Almost one year ago the mainstream journalist Ian Buruma stated in a column, titled Life After Pax Americana,
even if the end of Pax Americana does not result in military invasions, or world wars, we should ready ourselves for a time when we might recall the American Empire with fond nostalgia.
Buruma, who is the editor in chief of the New York Review of Books is a Dutchman, and a mainstream propagandist. Now, let me quote an American intellectual, William Rivers Pitt:
It took decades for the country to come to grips with the folly that was Vietnam, but it was abundantly clear that Iraq and Afghanistan were a disastrous fool's errand before the shooting even started. Yet we invaded anyway, and still we remain so many years later, because war is what we do.
It is our principle export, a vital economic engine, the hub to which all the spokes of our rickety national wheel are attached, and it is visibly cracking.
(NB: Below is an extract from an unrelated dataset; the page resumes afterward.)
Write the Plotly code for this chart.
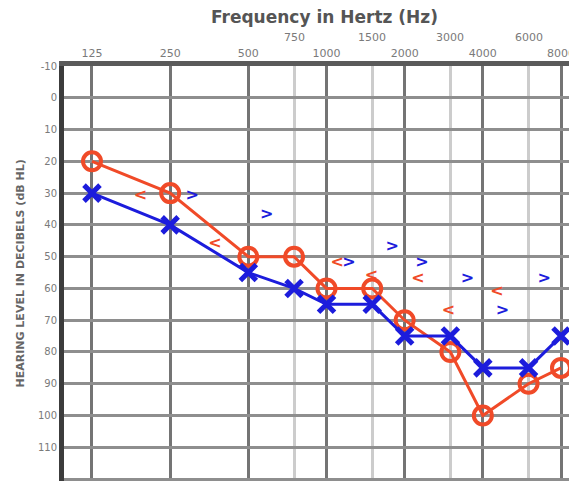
import numpy as np
import plotly.graph_objects as go

# Audiogram data
freqs = [125, 250, 500, 750, 1000, 1500, 2000, 3000, 4000, 6000, 8000]
right_ac = [20, 30, 50, 50, 60, 60, 70, 80, 100, 90, 85]   # red O
left_ac = [30, 40, 55, 60, 65, 65, 75, 75, 85, 85, 75]     # blue X

# bone conduction symbols (as plotted, slightly offset from the lines)
left_bc_f = [304, 589, 1220, 1790, 2330, 3490, 4760, 6900]
left_bc_db = [31, 37, 52, 47, 52, 57, 67, 57]
right_bc_f = [192, 372, 1100, 1489, 2250, 2946, 4537]
right_bc_db = [31, 46, 52, 56, 57, 67, 61]

octave_ticks = [125, 250, 500, 1000, 2000, 4000, 8000]
octave_labels = ["125", "250", "500", "1000", "2000", "4000", "8000"]
mid_ticks = [750, 1500, 3000, 6000]
mid_labels = ["750", "1500", "3000", "6000"]
db_ticks = list(range(-10, 121, 10))
db_labels = [str(v) for v in db_ticks]

RED = "#f04a28"
BLUE = "#1c1cdc"
GRAY_TXT = "#7a7a7a"
FONT = "DejaVu Sans"

fig = go.Figure()
fig.add_trace(go.Scatter(
    x=freqs, y=right_ac, mode="lines+markers",
    line=dict(color=RED, width=3),
    marker=dict(symbol="circle-open", size=18, color=RED, line=dict(width=4, color=RED)),
    showlegend=False))
fig.add_trace(go.Scatter(
    x=freqs, y=left_ac, mode="lines+markers",
    line=dict(color=BLUE, width=3),
    marker=dict(symbol="x-thin-open", size=16, color=BLUE, line=dict(width=5, color=BLUE)),
    showlegend=False))
fig.add_trace(go.Scatter(
    x=right_bc_f, y=right_bc_db, mode="text", text=["<b><</b>"] * len(right_bc_f),
    textfont=dict(family=FONT, size=16, color=RED), showlegend=False))
fig.add_trace(go.Scatter(
    x=left_bc_f, y=left_bc_db, mode="text", text=["<b>></b>"] * len(left_bc_f),
    textfont=dict(family=FONT, size=16, color=BLUE), showlegend=False))

annotations = []
for f, lab in zip(mid_ticks, mid_labels):
    annotations.append(dict(x=np.log10(f), xref="x", y=1 + (66 - 38) / 415, yref="paper",
                            text=lab, showarrow=False, yanchor="middle",
                            font=dict(family=FONT, size=11, color=GRAY_TXT)))
annotations.append(dict(x=(324 - 64) / 513, xref="paper", y=1 + (66 - 17) / 415, yref="paper",
                        text="<b>Frequency in Hertz (Hz)</b>", showarrow=False, yanchor="middle",
                        font=dict(family=FONT, size=17, color="#555555")))
annotations.append(dict(x=(20 - 64) / 513, xref="paper", y=0.5, yref="paper",
                        text="<b>HEARING LEVEL IN DECIBELS (dB HL)</b>", showarrow=False,
                        textangle=-90, xanchor="center", yanchor="middle",
                        font=dict(family=FONT, size=11, color="#666666")))

# page body has an 8px default margin; the figure is sized to fit the window
fig.update_layout(
    width=569, height=473,
    margin=dict(l=56, r=0, t=58, b=0),
    paper_bgcolor="white", plot_bgcolor="white",
    annotations=annotations,
    xaxis=dict(type="log", range=[1.9891, 3.9647], side="top", automargin=False,
               tickmode="array", tickvals=octave_ticks, ticktext=octave_labels,
               tickfont=dict(family=FONT, size=11, color=GRAY_TXT),
               showgrid=True, gridcolor="#747474", gridwidth=3,
               minor=dict(tickmode="array", tickvals=mid_ticks, showgrid=True,
                          gridcolor="#cccccc", gridwidth=3, ticks=""),
               showline=True, linecolor="#5a5a5a", linewidth=5, ticks="",
               zeroline=False),
    yaxis=dict(range=[120.6, -10], automargin=False,
               tickmode="array", tickvals=db_ticks, ticktext=db_labels,
               tickfont=dict(family=FONT, size=10, color=GRAY_TXT),
               showgrid=True, gridcolor="#8e8e8e", gridwidth=3,
               showline=True, linecolor="#3c3c3c", linewidth=5, ticks="",
               zeroline=False),
)

fig.write_html("out.html")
You can't steal $6,000,000,000,000 from a country in less than 20 years and fail to make a monstrous impact on the very bones of that society, yet that six trillion is merely loose change compared to what we have squandered on permanent war since 1947.
Every bomb dropped, every missile launched, every bullet fired, every bandage used, every body bag filled represents money that once belonged to all of us but has been transferred to a small group of wealthy war profiteers we will never meet. The theft is generational in scope, and affects everything from the hospital bills we can't afford to the roads too potholed to drive on to the schools without enough teachers and books. The damage done to us all is comprehensive, and that's before we get to the body count.
And so there are the flags of Memorial Day, meant to honor the sacrifice of those who died in the wars. The remaining war survivors in the US are victims of a lethal machine designed to extract maximum profit for as long as possible, as are their brothers and sisters in the cold ground, as are the murdered civilians in Asia and the Middle East, as are we all.
Vietnam, Afghanistan, Iraq … it's all the same war, bolstered by the same profit motive and veiled in the same empty promises. Only the dead -- the fallen US soldiers and those they have killed -- know the true cost of war here at the end of empire. A truly fitting memorial would be a Memorial Day when no new flags are needed, when we have all the dead we can stand and choose not to make more.